2008-07-09

My Home is Takeshi´s Castle



More of the winning entries of Fresh & Wildeyed 08 at Fotonet.
A pretty popular subject is taking pictures/filma of people in their own homes. Trying to find a little bit of "reality" in an increasingly virtual world (and how to escape from it) is the subject of Steve Schofield.

Apart from being pure voyeurism, his photos of Sci-Fi geeks at home are wonderfully stylized and will probably make most viewers feel ashamed of their own boring normality. Admittedly, I could not get rid of doubts that these photos are not staged.
If you check Schofields Website you will probably think the same before you start (or want) to believe that these scenes are actually real.

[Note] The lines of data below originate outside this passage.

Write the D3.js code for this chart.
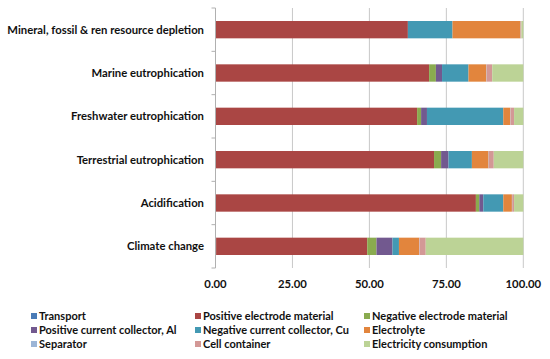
<!DOCTYPE html>
<html>
<head>
<meta charset="utf-8">
<script src="https://cdn.jsdelivr.net/npm/d3@7"></script>
<style>
  body { margin: 0; background: #fff; }
  svg { font-family: Lato, "Open Sans", sans-serif; font-weight: bold; }
</style>
</head>
<body>
<svg width="550" height="359"></svg>
<script>
const categories = ["Mineral, fossil & ren resource depletion", "Marine eutrophication", "Freshwater eutrophication",
    "Terrestrial eutrophication", "Acidification", "Climate change"];

const seriesNames = ["Transport", "Positive electrode material", "Negative electrode material",
    "Positive current collector, Al", "Negative current collector, Cu", "Electrolyte",
    "Separator", "Cell container", "Electricity consumption"];

// one array per series, in category order
const transport    = [0.0, 0.1, 0.1, 0.1, 0.1, 0.2];
const positiveElec = [62.5, 69.3, 65.4, 70.9, 84.5, 49.1];
const negativeElec = [0.0, 2.2, 1.3, 2.3, 1.1, 3.0];
const positiveAl   = [0.0, 2.0, 1.9, 2.4, 1.3, 5.2];
const negativeCu   = [14.5, 8.6, 24.8, 7.6, 6.5, 2.1];
const electrolyte  = [22.1, 5.8, 2.3, 5.4, 2.8, 6.6];
const separator    = [0.1, 0.1, 0.1, 0.1, 0.1, 0.1];
const cellContainer = [0.2, 1.8, 1.1, 1.6, 0.6, 2.0];
const electricity  = [0.6, 10.1, 3.0, 9.6, 3.0, 31.7];

const tickValues = [0, 25, 50, 75, 100];

const seriesValues = [transport, positiveElec, negativeElec, positiveAl, negativeCu,
    electrolyte, separator, cellContainer, electricity];

const colors = ["#4a7bb7", "#aa4644", "#8aab4f", "#72598f", "#4399b3", "#e2853d",
    "#9cb5d6", "#d39896", "#bcd396"];

const table = categories.map((c, i) => {
    const row = { category: c };
    seriesNames.forEach((s, j) => row[s] = seriesValues[j][i]);
    return row;
});

const stacked = d3.stack().keys(seriesNames)(table);

const svg = d3.select("svg");
const margin = { left: 215.5, right: 26.7, top: 8, bottom: 91 };
const width = 550, height = 359;

const x = d3.scaleLinear().domain([0, 100]).range([margin.left, width - margin.right]);
const y = d3.scaleBand().domain(categories).range([margin.top, height - margin.bottom]).paddingInner(0.6).paddingOuter(0.3);

// gridlines
svg.append("g")
    .selectAll("line")
    .data(tickValues.slice(1))
    .join("line")
    .attr("x1", d => x(d)).attr("x2", d => x(d))
    .attr("y1", margin.top).attr("y2", height - margin.bottom)
    .attr("stroke", "#c8c8c8")
    .attr("stroke-width", 1);

// bars
svg.append("g")
    .selectAll("g")
    .data(stacked)
    .join("g")
    .attr("fill", (d, i) => colors[i])
    .selectAll("rect")
    .data(d => d)
    .join("rect")
    .attr("x", d => x(d[0]))
    .attr("width", d => x(d[1]) - x(d[0]))
    .attr("y", d => y(d.data.category))
    .attr("height", y.bandwidth());

// y axis line and ticks
const yAxis = svg.append("g");
yAxis.append("line")
    .attr("x1", margin.left).attr("x2", margin.left)
    .attr("y1", margin.top).attr("y2", height - margin.bottom)
    .attr("stroke", "#b0b0b0");
yAxis.selectAll("line.tick")
    .data(d3.range(categories.length + 1))
    .join("line")
    .attr("class", "tick")
    .attr("x1", margin.left - 4).attr("x2", margin.left)
    .attr("y1", i => margin.top + i * (height - margin.bottom - margin.top) / categories.length)
    .attr("y2", i => margin.top + i * (height - margin.bottom - margin.top) / categories.length)
    .attr("stroke", "#b0b0b0");

// category labels
svg.append("g")
    .selectAll("text")
    .data(categories)
    .join("text")
    .attr("x", 204)
    .attr("y", d => y(d) + y.bandwidth() / 2)
    .attr("dy", "0.35em")
    .attr("text-anchor", "end")
    .attr("font-size", "11.3px")
    .attr("fill", "#111")
    .text(d => d);

// x tick labels
svg.append("g")
    .selectAll("text")
    .data(tickValues)
    .join("text")
    .attr("x", d => x(d))
    .attr("y", 284)
    .attr("dy", "0.35em")
    .attr("text-anchor", "middle")
    .attr("font-size", "11.3px")
    .attr("fill", "#111")
    .text(d => d3.format(".2f")(d));

// legend
const legendCols = [31, 195, 364];
const legendRows = [316, 330, 344];
const legend = svg.append("g")
    .selectAll("g")
    .data(seriesNames)
    .join("g")
    .attr("transform", (d, i) => `translate(${legendCols[i % 3]},${legendRows[Math.floor(i / 3)]})`);
legend.append("rect")
    .attr("x", 0).attr("y", -3)
    .attr("width", 6).attr("height", 6)
    .attr("fill", (d, i) => colors[i]);
legend.append("text")
    .attr("x", 8)
    .attr("dy", "0.35em")
    .attr("font-size", "11px")
    .attr("fill", "#111")
    .text(d => d);
</script>
</body>
</html>
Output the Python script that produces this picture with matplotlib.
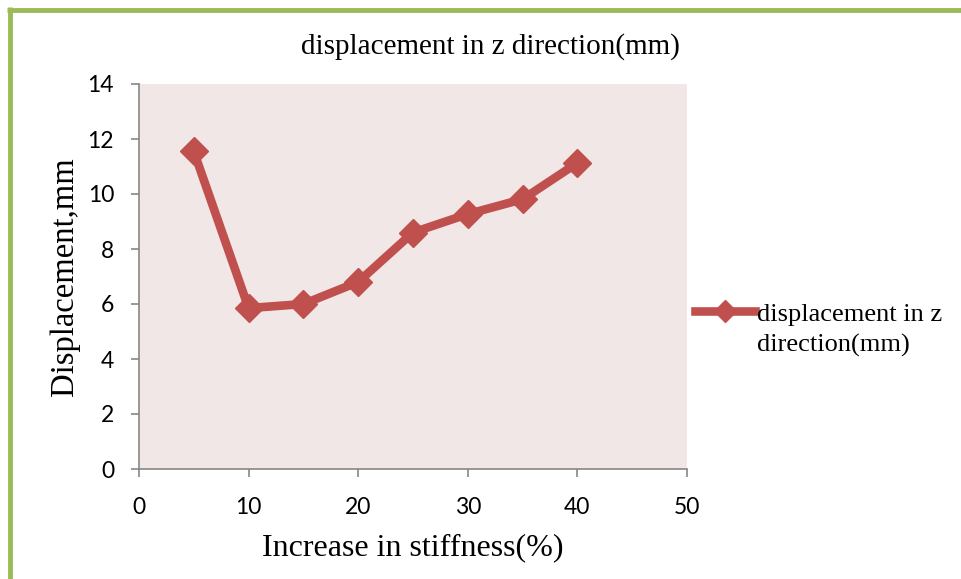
import matplotlib.pyplot as plt
from matplotlib.lines import Line2D

# data
stiffness = [5, 10, 15, 20, 25, 30, 35, 40]
displacement = [11.55, 5.85, 6.0, 6.8, 8.6, 9.27, 9.81, 11.13]
x_ticks = [0, 10, 20, 30, 40, 50]
y_ticks = [0, 2, 4, 6, 8, 10, 12, 14]

series_name = 'displacement in z direction(mm)'
legend_lines = ['displacement in z', 'direction(mm)']
red = '#C0504D'
grey = '#868686'
serif = 'Liberation Serif'
tick_font = 'Lato'

fig = plt.figure(figsize=(9.61, 5.79), dpi=100)
ax = fig.add_axes([139 / 961, 1 - 469 / 579, (687 - 139) / 961, (469 - 84) / 579])
ax.set_facecolor('#F2E7E7')

line, = ax.plot(stiffness, displacement, color=red, lw=6.2, marker='D', ms=14.5,
                mec=red, mfc=red, solid_joinstyle='round')

ax.set_xlim(0, 50)
ax.set_ylim(0, 14)
ax.set_xticks(x_ticks)
ax.set_yticks(y_ticks)
for s in ['top', 'right']:
    ax.spines[s].set_visible(False)
for s in ['left', 'bottom']:
    ax.spines[s].set_color(grey)
    ax.spines[s].set_linewidth(1.2)
ax.tick_params(axis='both', direction='out', length=6, width=1.2, color=grey,
               labelsize=16.5, pad=12)
ax.tick_params(axis='x', pad=14)
for lbl in ax.get_xticklabels() + ax.get_yticklabels():
    lbl.set_fontfamily(tick_font)

ax.set_xlabel('Increase in stiffness(%)', fontsize=23, family=serif, va='center')
ax.xaxis.set_label_coords(0.5, (469 - 548) / 385)
ax.set_ylabel('Displacement,mm', fontsize=23.5, family=serif, va='center')
ax.yaxis.set_label_coords((65 - 139) / 548, 0.5)
fig.text(490 / 961, 1 - 47 / 579, series_name, fontsize=21,
         family=serif, ha='center', va='center')

# legend: marker line next to the first text line, second line wraps below
blank = Line2D([], [], color='none')
leg = fig.legend([line, blank], legend_lines, loc='upper left',
                 bbox_to_anchor=(682 / 961, 1 - 289 / 579),
                 frameon=False, prop={'family': serif, 'size': 19},
                 handlelength=2.25, handletextpad=0.1, borderpad=0,
                 labelspacing=0.3, markerscale=0.75)

# green page border on the left and top edges
green = '#9BBB59'
fig.add_artist(Line2D([9.5 / 961, 9.5 / 961], [0, 1 - 7 / 579], color=green, lw=3.5,
                      transform=fig.transFigure, solid_capstyle='butt'))
fig.add_artist(Line2D([7 / 961, 1], [1 - 9.5 / 579, 1 - 9.5 / 579], color=green, lw=3.5,
                      transform=fig.transFigure, solid_capstyle='butt'))

fig.savefig('out.png', dpi=100, facecolor='white')
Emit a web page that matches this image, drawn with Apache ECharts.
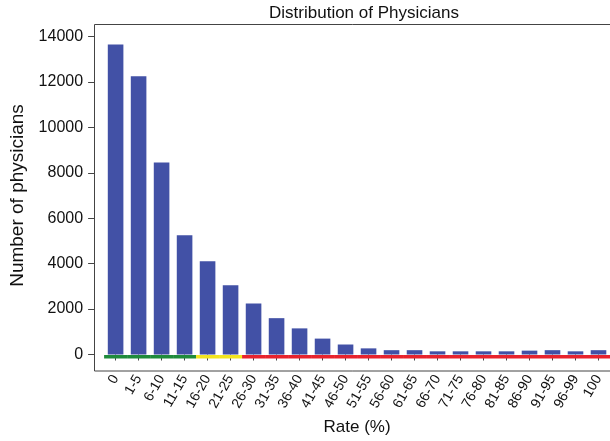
<!DOCTYPE html>
<html>
<head>
<meta charset="utf-8">
<script src="https://cdn.jsdelivr.net/npm/echarts@6/dist/echarts.min.js"></script>
<style>
html,body{margin:0;padding:0;background:#fff;}
#chart{width:610px;height:441px;}
</style>
</head>
<body>
<div id="chart"></div>
<script>
const categories = ['0','1-5','6-10','11-15','16-20','21-25','26-30','31-35','36-40','41-45','46-50','51-55','56-60','61-65','66-70','71-75','76-80','81-85','86-90','91-95','96-99','100'];
const physicians = [13650,12250,8450,5250,4100,3050,2250,1600,1150,700,440,270,190,190,140,140,140,140,170,190,140,190];
const rateGroup = ['low','low','low','low','mid','mid','high','high','high','high','high','high','high','high','high','high','high','high','high','high','high','high'];
const groupColors = {low:'#1f8b3b', mid:'#f3e51f', high:'#e8232d'};
const yTicks = [0,2000,4000,6000,8000,10000,12000,14000];

const chart = echarts.init(document.getElementById('chart'), null, {renderer:'canvas'});
const font = 'Liberation Sans, Arial, Helvetica, sans-serif';

chart.setOption({
  animation:false,
  backgroundColor:'#fff',
  title:{
    text:'Distribution of Physicians',
    left:359, top:0, textAlign:'center',
    textStyle:{fontFamily:font,fontSize:17,fontWeight:'normal',color:'#111'}
  },
  grid:{left:104.1, top:36.5, width:510.4, height:322, containLabel:false},
  xAxis:{
    type:'category',
    data:categories,
    offset:12.5,
    axisLine:{show:false},
    axisTick:{show:true,alignWithLabel:true,length:6,lineStyle:{color:'#444'}},
    axisLabel:{rotate:60,interval:0,margin:9,fontFamily:font,fontSize:14,color:'#111'},
    name:'Rate (%)',
    nameLocation:'middle',
    nameGap:52,
    nameTextStyle:{fontFamily:font,fontSize:17,color:'#111'}
  },
  yAxis:{
    type:'value',
    min:yTicks[0], max:yTicks[yTicks.length-1], interval:2000,
    offset:10,
    splitLine:{show:false},
    axisLine:{show:false},
    axisTick:{show:true,length:6,lineStyle:{color:'#444'}},
    axisLabel:{margin:11,fontFamily:font,fontSize:16,color:'#111',formatter:v=>String(v)},
    name:'Number of physicians',
    nameLocation:'middle',
    nameGap:62,
    nameTextStyle:{fontFamily:font,fontSize:19,color:'#111'}
  },
  graphic:[{
    type:'rect',
    shape:{x:94.5,y:24.5,width:540,height:346.5},
    style:{fill:null,stroke:'#444',lineWidth:1},
    z:0, silent:true
  }],
  series:[{
    type:'bar',
    data:physicians,
    barWidth:15.6,
    itemStyle:{color:'#4251a6'},
    z:2
  },{
    type:'custom',
    data:categories.map((c,i)=>[i,0,rateGroup[i]]),
    encode:{x:0,y:1},
    z:3,
    renderItem:function(params, api){
      const p = api.coord([api.value(0),0]);
      const w = api.size([1,0])[0];
      return {
        type:'rect',
        shape:{x:p[0]-w/2, y:p[1]+0.5, width:w, height:3.5},
        style:{fill:groupColors[rateGroup[params.dataIndex]]}
      };
    }
  }]
});
</script>
</body>
</html>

Schofield explains: "My practice is concerned with the hyper-real. I reflect the desire of my sitters to create a utopian existence based on their obsessions and hobbies, each influenced by popular culture. By photographing science-fiction costumers in their own homes in Britain, I have sought to show how, through this strange sub-cultural world of fandom, like-minded people establish a fictional existence to escape the everyday."





I recently posted this bizarre collection of photos found on gay dating sites.
Ben Bailey from Brighton did a video project -"Real Virtuality"- filming "Gaydar"-participants in their homes.

Bailey explains: "This video work examines how the dating website Gaydar, and other virtual forums, rely on the human drive to encounter those we do not yet know. Through a reciprocal agreement to meet, two strangers can share a very intimate period of time. The sitters are filmed for a ten-minute period within the boundaries of a still photograph."

Compared to my "Atrocity Exhibition"-post, the stills from his project are very...well, healthy. I guess if you really want to see what is behind the monitor, you can´t make dates and bring your camera. You have to look for what people are giving away on their own. And this is virtually everything!